# Stated goal:
Could you copy exactly the lines from the start of the records through the one containing "sp.set_linewidth(0.9)", both included, and leave out the pictures?

--- begin Data to use ---

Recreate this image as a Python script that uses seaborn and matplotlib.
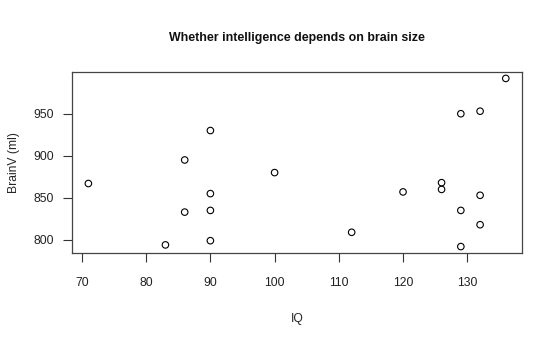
import matplotlib
matplotlib.use("Agg")
import matplotlib.pyplot as plt
import seaborn as sns
import pandas as pd

iq = [71, 83, 86, 86, 90, 90, 90, 90, 100, 112, 120, 126, 126, 129, 129, 129, 132, 132, 132, 136]
brainv = [867, 794, 895, 833, 930, 855, 835, 799, 880, 809, 857, 868, 860, 950, 835, 792, 953, 853, 818, 992]
x_ticks = [70, 80, 90, 100, 110, 120, 130]
y_ticks = [800, 850, 900, 950]

df = pd.DataFrame({"IQ": iq, "BrainV": brainv})

sns.set_style("white")
plt.rcParams["font.family"] = ["Liberation Sans", "DejaVu Sans"]

fig = plt.figure(figsize=(5.6, 3.43), dpi=100)
ax = fig.add_axes([0.128, 0.2615, 0.805, 0.5295])

sns.scatterplot(data=df, x="IQ", y="BrainV", ax=ax, marker="o", s=22,
                facecolor="none", edgecolor="black", linewidth=0.8)

xr = max(iq) - min(iq)
yr = max(brainv) - min(brainv)
ax.set_xlim(min(iq) - 0.04 * xr, max(iq) + 0.04 * xr)
ax.set_ylim(min(brainv) - 0.04 * yr, max(brainv) + 0.04 * yr)
ax.set_xticks(x_ticks)
ax.set_yticks(y_ticks)
ax.tick_params(axis="both", which="major", direction="out", length=6.5, width=0.8,
               color="#333333", labelsize=8.7, labelcolor="#222222")
ax.tick_params(axis="x", pad=10.5, bottom=True)
ax.tick_params(axis="y", pad=6.5, left=True)
for sp in ax.spines.values():
    sp.set_visible(True)
    sp.set_color("#444444")
    sp.set_linewidth(0.9)

ax.set_xlabel("IQ", fontsize=8.7, labelpad=17)
ax.set_ylabel("BrainV (ml)", fontsize=8.7, labelpad=9.5)
ax.set_title("Whether intelligence depends on brain size", fontsize=8.9,
             fontweight="bold", pad=22, color="#111111")

fig.savefig("out.png", dpi=100)
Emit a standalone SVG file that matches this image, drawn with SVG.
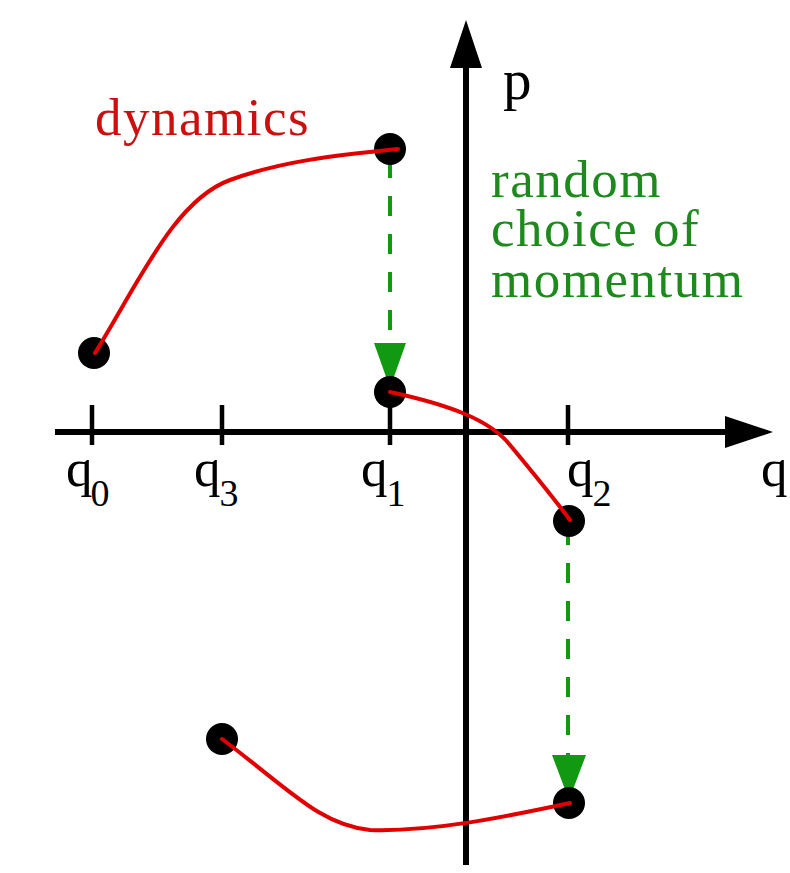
<svg xmlns="http://www.w3.org/2000/svg" width="790" height="873" viewBox="0 0 790 873">
<style>
.axis{stroke:#000;stroke-width:6;fill:none}
.tick{stroke:#000;stroke-width:4.5}
.dyn{stroke:#e00000;stroke-width:4;fill:none;stroke-linecap:round}
.rnd{stroke:#119911;stroke-width:4;fill:none;stroke-dasharray:20 18}
.lbl{font-family:"Liberation Serif",serif;font-size:53px;fill:#000}
.sub{font-size:38px}
.red{font-family:"Liberation Serif",serif;font-size:53px;letter-spacing:1.5px;fill:#cc1010}
.grn{font-family:"Liberation Serif",serif;font-size:53px;letter-spacing:1.5px;fill:#1e8a1e}
.dot{fill:#000}
</style>
<rect width="790" height="873" fill="#fff"/>
<g id="axes">
<line class="axis" x1="55" y1="432" x2="730" y2="432"/>
<polygon points="725,416 773,432 725,448" fill="#000"/>
<line class="axis" x1="466" y1="865" x2="466" y2="64"/>
<polygon points="450,68 466,20 482,68" fill="#000"/>
<line class="tick" x1="92" y1="405" x2="92" y2="445"/>
<line class="tick" x1="222" y1="405" x2="222" y2="445"/>
<line class="tick" x1="390" y1="405" x2="390" y2="445"/>
<line class="tick" x1="568" y1="405" x2="568" y2="445"/>
<text class="lbl" x="503" y="99" style="font-size:57px">p</text>
<text class="lbl" x="761" y="486">q</text>
<text class="lbl" x="66" y="486">q<tspan class="sub" dx="-2" dy="20">0</tspan></text>
<text class="lbl" x="194" y="486">q<tspan class="sub" dx="-1" dy="20">3</tspan></text>
<text class="lbl" x="361" y="486">q<tspan class="sub" dx="-1" dy="20">1</tspan></text>
<text class="lbl" x="567" y="486">q<tspan class="sub" dx="-1" dy="20">2</tspan></text>
</g>
<g id="connectors">
<line class="rnd" x1="390" y1="158" x2="390" y2="345"/>
<polygon points="374,343 406,343 390,388" fill="#119911"/>
<line class="rnd" x1="568" y1="525" x2="568" y2="757"/>
<polygon points="552,755 586,755 569,800" fill="#119911"/>
</g>
<g id="p0"><circle class="dot" cx="94" cy="353" r="16"/></g>
<g id="p1a"><circle class="dot" cx="390" cy="149" r="16"/></g>
<g id="p1b"><circle class="dot" cx="390" cy="392" r="16"/></g>
<g id="p2a"><circle class="dot" cx="569" cy="521" r="16"/></g>
<g id="p3"><circle class="dot" cx="222" cy="739" r="16"/></g>
<g id="p2b"><circle class="dot" cx="569" cy="803" r="16"/></g>
<g id="trajectories">
<path class="dyn" d="M95,353 C140,280 175,200 230,180 S340,155 398,149"/>
<path class="dyn" d="M390,392 C450,405 490,420 510,445 C535,475 555,500 570,520"/>
<path class="dyn" d="M222,739 C290,790 320,825 370,830 C430,832 500,818 570,803"/>
</g>
<g id="labels">
<text class="red" x="95" y="135">dynamics</text>
<text class="grn" x="491" y="197">random<tspan x="491" y="246">choice of</tspan><tspan x="491" y="297">momentum</tspan></text>
</g>
</svg>
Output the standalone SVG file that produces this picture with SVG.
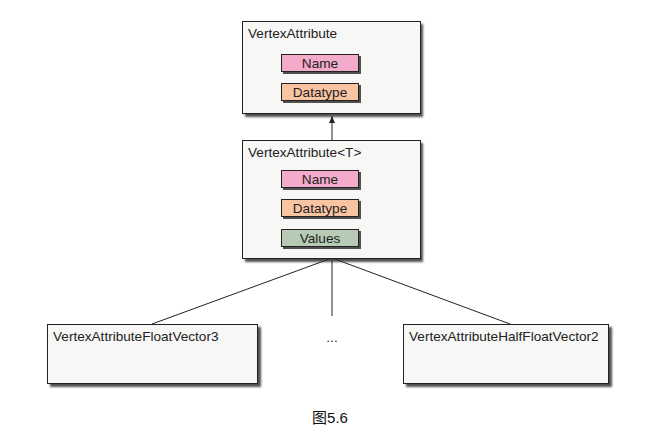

--- end Data to use ---

# Output for this exercise:
Recreate this image as a Python script that uses seaborn and matplotlib.
import matplotlib
matplotlib.use("Agg")
import matplotlib.pyplot as plt
import seaborn as sns
import pandas as pd

iq = [71, 83, 86, 86, 90, 90, 90, 90, 100, 112, 120, 126, 126, 129, 129, 129, 132, 132, 132, 136]
brainv = [867, 794, 895, 833, 930, 855, 835, 799, 880, 809, 857, 868, 860, 950, 835, 792, 953, 853, 818, 992]
x_ticks = [70, 80, 90, 100, 110, 120, 130]
y_ticks = [800, 850, 900, 950]

df = pd.DataFrame({"IQ": iq, "BrainV": brainv})

sns.set_style("white")
plt.rcParams["font.family"] = ["Liberation Sans", "DejaVu Sans"]

fig = plt.figure(figsize=(5.6, 3.43), dpi=100)
ax = fig.add_axes([0.128, 0.2615, 0.805, 0.5295])

sns.scatterplot(data=df, x="IQ", y="BrainV", ax=ax, marker="o", s=22,
                facecolor="none", edgecolor="black", linewidth=0.8)

xr = max(iq) - min(iq)
yr = max(brainv) - min(brainv)
ax.set_xlim(min(iq) - 0.04 * xr, max(iq) + 0.04 * xr)
ax.set_ylim(min(brainv) - 0.04 * yr, max(brainv) + 0.04 * yr)
ax.set_xticks(x_ticks)
ax.set_yticks(y_ticks)
ax.tick_params(axis="both", which="major", direction="out", length=6.5, width=0.8,
               color="#333333", labelsize=8.7, labelcolor="#222222")
ax.tick_params(axis="x", pad=10.5, bottom=True)
ax.tick_params(axis="y", pad=6.5, left=True)
for sp in ax.spines.values():
    sp.set_visible(True)
    sp.set_color("#444444")
    sp.set_linewidth(0.9)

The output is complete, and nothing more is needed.